In the north Indian city of Rishikesh lies a curious abandoned ‘ashram’ that perhaps triggered the western fetishisation of India as the mystical, magical land for them to embark on a spiritual journey. On the foothills of Himalayas, by the banks of the beautiful Ganges River, lies what is known as The Beatles Ashram. An ashram is traditionally a monastery or a spiritual hermitage mostly from Hinduism or Buddhism. The Beatles Ashram or originally known as the ‘Chaurasi Kutia’ was the retreat of the famous spiritual leader Maharishi Mahesh Yogi, who is accredited as the founder of the Transcendental Meditation Technique. During the 1960s and 1970s, the ashram served as the International Academy of Meditation.
The teachings of Maharishi Mahesh Yogi on Transcendental Deep Meditation started spreading across India, and by the late 1950s already gained some international recognition. The ashram in Rishikesh was already an eminent centre for people seeking new forms of spiritual insights. Rishikesh, even though frequently visited by the western hippies, was not yet the epicentre of enlightenment. In 1968, the cultural geography and ethnological landscape of this town, that until then only served as a holy site for the Hindu pilgrims, transformed radically. The Beatles, led by George Harrison, along with their wives and girlfriends arrived at the ashram in Rishikesh in 1968, seeking spiritual guidance from Maharishi Mahesh Yogi.

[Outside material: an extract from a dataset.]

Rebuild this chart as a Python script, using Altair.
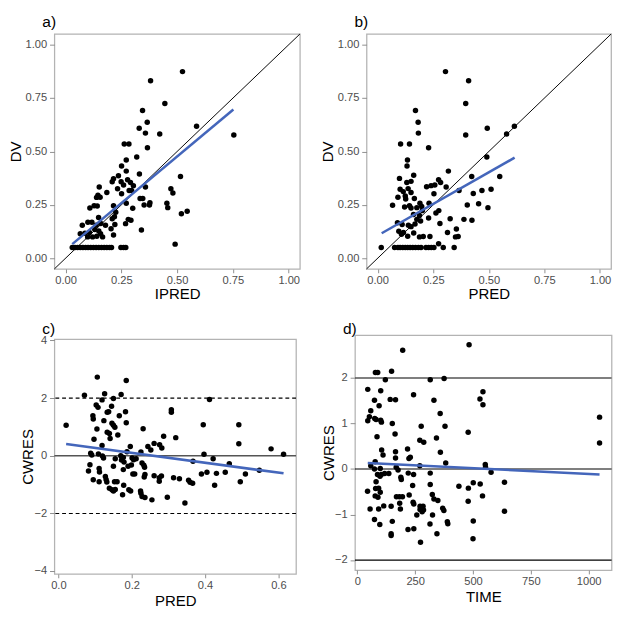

The Beatles' arrival in the late 1960s made the Maharishi world-famous as the spiritual guide for The Beatles and, subsequently, for other celebrity figures. This also put the humble town of Rishikesh under the global spotlight. The Beatles decided to visit Maharishi after attending his seminar in Wales, a year earlier, to dwell further into the techniques of meditation. Their short stay at the ashram led to their transformational denunciation of drugs, causing extensive worldwide media coverage. This triggered a revision of the western perception of Indian spirituality and mysticism. Somehow this phenomenal visit of The Beatles, for five short weeks, for their spiritual, healing inner journey has its reverberations on the contemporary précis of the city. It appears to be a reasonably harmonious fusion between an old religious town of Hindu pilgrimage with a flux of hippies seeking to find their inner spiritual selves in this far away strange land.
The ashram in Rishikesh, even though long abandoned and pretty much in ruins, is still worth a visit. The ashram is hidden nicely, almost reclaimed by the surrounding forest showing itself to only those who really seek to find it. The ashram that once stood in all its glory, equipped with all the necessities for the disciples seeking to embark on a spiritual journey, had a special arrangement for the privileged guests like The Beatles. George Harrison renovated one of the bungalows in the ashram into a music room, filling it with instruments the band ordered to bring in from all around India. There were regular music sessions along with other disciples and students of the ashram during what many believe to be the most creative period of the Beatle’s songwriting. Even though most of it can not be witnessed in what is left of the ashram, the old lecture hall has now been turned into an art project called the ‘Beatles Cathedral’. The hall holds the testimony of The Beatles staying in the ashram with the lyrics and pictures of the band painted all over the walls.